Market overreacting to negative Italian GDP data, equities at multi-month lows


Market Review

We had big expectations of yesterday’s session due to the notable data we were receiving from the US in the form of Factory Orders and ISM Non-Manufacturing. As both posted much better than expected results at multi-year highs we were surprised to see the lacklustre movement equities had on the back of it. Traders were left dissatisfied with the 8 point rebound as many expected a more violent reaction given the descent from the all time highs last Thursday and Friday. Combined with strength in the USD it has been proven that the strength in the current sell off has been stronger than what we anticipated. The sell off in the evening was largely attributed to the troop deployments from Russia on the Ukrainian borders, as well as retaliation efforts by Russia on the back of the recent sanctions imposed on the country by the west. The strategy entry in the S&P was obtained and depending on where the trader took it off hit 1 st target. The crude oil strategy assuming strength on the back of geo-political issues and a bid tone was stopped out not long after the entry was secured.

Today's Fundamental View

This morning equities have been reacting to weaker than expected European data, and herein lies a Italian GDP number which shows a negative growth rate of -0.2%, which is second quarter in a row the economy is posting a number below 0%. This means the country is officially in a recession, assuming no upward revision to this on the next reading. Unsurprisingly this has lead Italian 10Y to sell off; though it is worth noting that only 5 days ago the yield was a record lows. Considering the miss on the headline was by the same amount as last month, and that the February reading was the only positive since December 2011 and has more or less been in a recession since the month after, there is no way the market can be too surprised, and it is possible there has been an overreaction here as we see equities at multi-month lows.
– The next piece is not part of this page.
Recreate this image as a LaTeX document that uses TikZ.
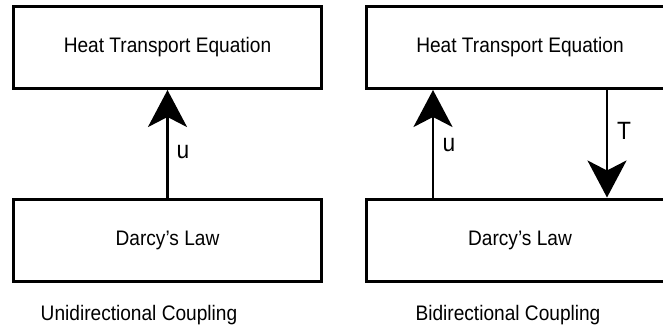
\documentclass[tikz,border=0pt]{standalone}
\usepackage{fontspec}
\usepackage{graphicx}
\setmainfont{Liberation Sans}
\usetikzlibrary{arrows.meta}
\newcommand{\narrowtxt}[1]{\scalebox{0.91}[1]{#1}}
\begin{document}
\begin{tikzpicture}[x=1pt,y=-1pt,
  box/.style={draw=black,line width=3pt,fill=white,minimum width=308pt,minimum height=82pt,inner sep=0pt,font=\fontsize{21}{24}\selectfont},
  arr/.style={line width=2.7pt,-{Stealth[length=37pt,width=39pt,inset=10pt]}},
  lbl/.style={inner sep=0pt,font=\fontsize{25}{28}\selectfont},
  captxt/.style={inner sep=0pt,font=\fontsize{21}{24}\selectfont}]
\clip (0,0) rectangle (663,332);
\fill[white] (0,0) rectangle (663,332);
% left
\node[box] (lt) at (167.5,47.5) {\narrowtxt{Heat Transport Equation}};
\node[box] (lb) at (167.5,240) {\narrowtxt{Darcy’s Law}};
\draw[arr] (lb.north) -- (lt.south);
\node[lbl] (lu) at (183,152) {\narrowtxt{u}};
\node[captxt] (lc) at (139,315) {\narrowtxt{Unidirectional Coupling}};
% right
\node[box] (rt) at (520,47.5) {\narrowtxt{Heat Transport Equation}};
\node[box] (rb) at (520,240) {\narrowtxt{Darcy’s Law}};
\coordinate (ru0) at ([xshift=-87pt]rb.north);
\coordinate (ru1) at ([xshift=-87pt]rt.south);
\coordinate (rt0) at ([xshift=87pt]rt.south);
\coordinate (rt1) at ([xshift=87pt]rb.north);
\draw[arr] (ru0) -- (ru1);
\draw[arr] (rt0) -- (rt1);
\node[lbl] (ruu) at (449,145) {\narrowtxt{u}};
\node[lbl] (rtt) at (624,131) {\narrowtxt{T}};
\node[captxt] (rc) at (508,315) {\narrowtxt{Bidirectional Coupling}};
\end{tikzpicture}
\end{document}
A reaction we can agree with however is with bonds as this increases the chances of Draghi being dovish on Thursday, which means traders are positioning themselves for a bid on the conference. If this is true however, we should see a reversal in equities, and the EURUSD may have one of the easiest trades of the session. The Russian situation with troop build-ups and potential countermeasures towards the west may see an influx of funds in to safe assets, also positive for bonds and the USD, and we reiterate that these two assets are very straight forward through the afternoon, with risk being associated with the S&P and Nasdaq, as well as crude. In regards to the commodity, API headline last night was negative five million barrels, and with this we are very bullish on it through the afternoon.

Alternative View

Comments from Russian officials may halt the extension higher, though this should still lead to USD strength in a risk off move. Please remain aware of all developments coming out of Ukraine, Russia and the Middle East and keep a conservative outlook with regards to risk.